I see the compiler is trying to warn me about something, but I can't quite understand what's going on. Can someone decompose this logic and explain the result in a step by step fashion?

Answer 1

While the second part of the ternary operator is self contained, the third part is not. The grammar is as follows:

conditional-expression:

logical-or-expression

logical-or-expression ? expression : assignment-expression

So your function call is effectively this:

SetSize((true ? (12.f, 50.f): 50.f), 12.f)

So the ternary expression true ? (12.f, 50.f): 50.f gets evaluated as the first parameter to the function. Then 12.f is passed as the second value. The comma in this case is not the comma operator but the function parameter separator.

From section 5.18 of the C++ standard:

2 In contexts where comma is given a special meaning, [ Example: in lists of arguments to functions (5.2.2) and lists of initializers (8.5) — end example ] the comma operator as described in Clause 5 can appear only in parentheses. [ Example:

f(a, (t=3, t+2), c);

has three arguments, the second of which has the value 5 . — end example ]

If you want the last two subexpressions to be grouped together, you need to add parenthesis:

SetSize(true ? 12.f, 50.f : (50.f, 12.f));
SetSize(false ? 12.f, 50.f : (50.f, 12.f));

Now you have a comma operator and the single argument version of SetSize gets called.

Answer 2

This is because C++ does not treat the second comma as a comma operator:

The comma in various comma-separated lists, such as function argument lists f(a, b, c) and initializer lists int a[] = {1,2,3}, is not the comma operator.

As far as the first comma is concerned, C++ has no other option but to treat it as a comma operator. Otherwise, the parse would be invalid.

One simple way of viewing it is to think that as soon as C++ parser finds ? in context where comma separators are allowed, it looks for the matching : to complete the first part of the expression, and then matches as little as is necessary to complete the second expression. The second comma would not be treated as an operator even if you remove the two-argument overload.

Answer 3

The compiler is warning you that you're throwing away precisely 50% of your floating-point literals.

Let's decompose it.

// void SetSize(float w, float h, float d=0)
SetSize(true ? 12.f, 50.f : 50.f, 12.f);
//      ^^^^^^^^^^^^^^^^^^^^^^^^  ^^^^

Here we present an expression using the conditional operator as the first argument, and the literal 12.f as the second argument; the third argument is left at its default (0).

Yes, really.

It's parsed like this (because there's no other valid way to parse it):

SetSize( (true ? 12.f, 50.f : 50.f), 12.f);
//        ^^^^^^^^^^^^^^^^^^^^^^^^   ^^^^

The value of the second argument is straightforward, so let's examine the first:

true ? 12.f, 50.f : 50.f

This means:

• If true, the result is 12.f, 50.f
• Otherwise, the result is 50.f

Well, true is always true, so we can immediately discount the second option.

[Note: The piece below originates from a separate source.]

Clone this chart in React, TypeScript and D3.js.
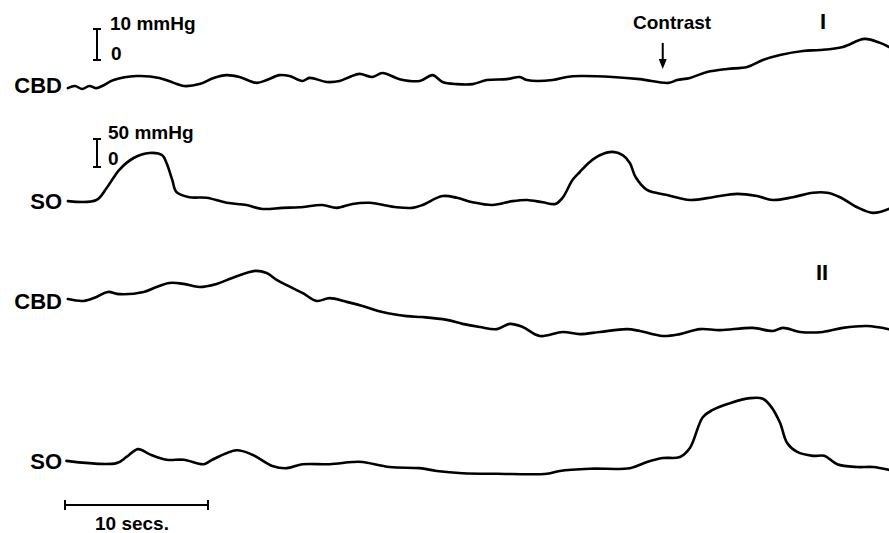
import React from "react";
import * as d3 from "d3";

// time in seconds, pressure in mmHg
const cbd1T = [0.2,0.7,1.2,1.7,2.2,2.6,3.4,5.0,6.6,7.6,8.3,9.4,10.4,11.3,12.2,13.4,14.1,15.0,15.7,16.6,17.1,18.3,19.2,19.9,20.6,21.5,22.2,23.4,24.8,25.7,26.4,27.4,28.5,29.5,30.9,31.8,32.3,34.1,35.1,36.0,38.3,40.2,42.2,42.8,43.7,44.9,46.3,47.7,48.8,50.0,51.6,52.8,54.4,55.9,57.0,57.6];
const cbd1V = [0.6,1.3,0.3,1.3,0.6,1.3,3.2,4.5,3.9,2.3,1.3,1.9,3.9,4.8,4.2,2.3,3.2,4.8,4.5,2.9,3.9,2.6,2.9,4.2,5.2,4.2,5.5,3.5,2.9,4.8,2.6,1.9,1.9,3.2,3.5,4.2,3.2,3.2,4.2,4.5,4.2,3.5,2.3,3.2,3.9,5.8,6.8,7.4,9.7,11.3,12.6,12.9,13.9,16.5,15.2,13.9];

const so1T = [0.2,2.2,2.9,3.8,4.8,5.9,6.8,7.1,7.5,7.8,8.7,9.9,11.3,12.7,13.8,15.2,16.4,18.0,19.0,20.1,21.3,23.2,24.3,25.0,26.4,27.4,28.5,29.9,31.3,32.3,33.4,34.3,34.8,35.5,36.0,36.7,37.4,38.3,39.0,39.5,39.9,40.7,42.1,43.7,45.3,47.0,48.4,49.5,50.9,52.3,53.3,54.2,55.4,56.5,57.6];
const so1V = [23,25,46,79,100,109,105,91,61,39,30,29,20,16,9,11,12,16,11,18,20,12,11,16,32,29,21,16,23,25,21,18,29,61,75,93,105,111,105,91,66,43,34,25,30,36,32,25,30,38,38,30,12,2,9];

const cbd2T = [0.2,1.3,2.2,3.0,3.8,5.5,6.4,7.3,8.3,9.4,10.6,11.7,13.3,14.1,14.8,15.5,16.6,17.6,18.5,19.7,20.8,22.2,23.9,25.0,26.7,27.8,29.0,30.2,31.1,32.0,33.2,34.8,36.0,37.4,39.3,40.2,41.8,43.0,44.4,45.8,48.1,49.5,50.2,51.4,53.0,54.4,56.1,57.6];
const cbd2V = [13.2,12.6,13.9,15.5,14.8,15.5,17.1,18.4,18.1,17.1,18.1,20.0,22.3,21.6,19.4,17.7,15.2,12.6,13.5,12.3,11.0,9.0,7.7,7.4,6.5,5.2,4.2,3.5,5.2,4.2,1.3,2.6,1.9,2.6,3.5,2.9,1.3,1.9,3.5,3.2,3.9,2.9,3.9,2.6,2.6,3.9,4.5,3.5];

const so2T = [0.1,3.6,4.3,5.1,5.9,7.1,8.3,9.7,10.3,12.0,13.1,14.5,15.5,16.6,18.5,20.1,20.8,22.7,24.8,26.0,27.8,30.2,33.7,34.6,36.7,39.5,40.7,41.8,43.0,43.7,44.6,45.3,46.5,47.9,48.8,49.4,50.0,50.5,51.2,52.3,53.1,54.0,55.4,56.5,57.6];
const so2V = [27,23,34,48,39,29,29,21,29,46,38,18,14,21,21,25,25,16,14,9,5,4,4,9,13,14,25,32,34,50,105,118,130,139,138,123,95,59,43,36,36,21,16,16,11];

const traceLabels = ["CBD", "SO", "CBD", "SO"];
const phaseLabels = ["I", "II"];
const cbdScaleLabel = ["10 mmHg", "0"];
const soScaleLabel = ["50 mmHg", "0"];
const cbdScaleValue = 10;
const soScaleValue = 50;
const timeScaleSeconds = 10;
const timeScaleLabel = "10 secs.";
const contrastLabel = "Contrast";
const contrastTime = 41.8;
const duration = 57.6;

export default function App() {
  const W = 889, H = 533;
  const x = d3.scaleLinear().domain([0, duration]).range([65, 65 + duration * 14.3]);
  const yCbd1 = d3.scaleLinear().domain([0, 10]).range([90, 59]);
  const ySo1 = d3.scaleLinear().domain([0, 50]).range([214, 186]);
  const yCbd2 = d3.scaleLinear().domain([0, 10]).range([340, 309]);
  const ySo2 = d3.scaleLinear().domain([0, 50]).range([476, 448]);

  const mk = (T: number[], V: number[], y: d3.ScaleLinear<number, number>) =>
    d3.line<number>().x((_, i) => x(T[i])).y((v) => y(v)).curve(d3.curveCatmullRom.alpha(0.5))(V) || "";

  const traces = [
    { d: mk(cbd1T, cbd1V, yCbd1), label: traceLabels[0], ly: 93 },
    { d: mk(so1T, so1V, ySo1), label: traceLabels[1], ly: 209 },
    { d: mk(cbd2T, cbd2V, yCbd2), label: traceLabels[2], ly: 309 },
    { d: mk(so2T, so2V, ySo2), label: traceLabels[3], ly: 469 },
  ];

  const font = "'Liberation Sans', Arial, Helvetica, sans-serif";
  const cbdLen = yCbd1(0) - yCbd1(cbdScaleValue);
  const soLen = ySo1(0) - ySo1(soScaleValue);
  const vBar = (bx: number, bottom: number, len: number) => (
    <g stroke="#000" strokeWidth={2}>
      <line x1={bx} x2={bx} y1={bottom} y2={bottom - len} />
      <line x1={bx - 4} x2={bx + 4} y1={bottom} y2={bottom} />
      <line x1={bx - 4} x2={bx + 4} y1={bottom - len} y2={bottom - len} />
    </g>
  );
  const tx0 = x(0), tx1 = x(timeScaleSeconds);
  const cx = x(contrastTime);

  return (
    <svg width={W} height={H} style={{ position: "absolute", left: 0, top: 0, background: "#fff" }}
      fontFamily={font} fontWeight="bold">
      {traces.map((t, i) => (
        <g key={i}>
          <path d={t.d} fill="none" stroke="#000" strokeWidth={2.6} strokeLinejoin="round" strokeLinecap="round" />
          <text x={62} y={t.ly} fontSize={22} textAnchor="end">{t.label}</text>
        </g>
      ))}
      {vBar(97, 60, cbdLen)}
      <text x={110} y={30} fontSize={19}>{cbdScaleLabel[0]}</text>
      <text x={111} y={60} fontSize={19}>{cbdScaleLabel[1]}</text>
      {vBar(97, 167, soLen)}
      <text x={108} y={139} fontSize={19}>{soScaleLabel[0]}</text>
      <text x={108} y={165} fontSize={19}>{soScaleLabel[1]}</text>
      <text x={633} y={29} fontSize={19}>{contrastLabel}</text>
      <line x1={cx} x2={cx} y1={43} y2={66} stroke="#000" strokeWidth={2} />
      <path d={`M${cx - 4},${59} L${cx},${69} L${cx + 4},${59} Z`} fill="#000" />
      <text x={820} y={29} fontSize={22}>{phaseLabels[0]}</text>
      <text x={816} y={280} fontSize={22}>{phaseLabels[1]}</text>
      <g stroke="#000" strokeWidth={2}>
        <line x1={tx0} x2={tx1} y1={505} y2={505} />
        <line x1={tx0} x2={tx0} y1={500} y2={510} />
        <line x1={tx1} x2={tx1} y1={500} y2={510} />
      </g>
      <text x={95} y={530} fontSize={19}>{timeScaleLabel}</text>
    </svg>
  );
}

And the expression 12.f, 50.f utilises the comma operator, which evaluates both operands then chucks away the first and results in the second, i.e. 50.f.

Therefore, the whole thing is actually:

SetSize(50.f, 12.f);

If this is not some arcane and pointless programming "puzzle", it's a remarkably stupid piece of code, with an uneducated programmer hoping to "unpack" the expression into something more equivalent to:

SetSize(
   (true ? 12.f : 50.f),
   (true ? 50.f : 12.f)
);

… which is still terrible and useless code, because true is still always true.

(Obviously, the values are different in the case that false is written instead, but the same logic applies.)

---

The true case should be h=12, w=50 I'd think...

It is. That's what the output you posted says. It's clearer when you don't arbitrarily re-arrange the arguments, i.e. they're w=50 h=12.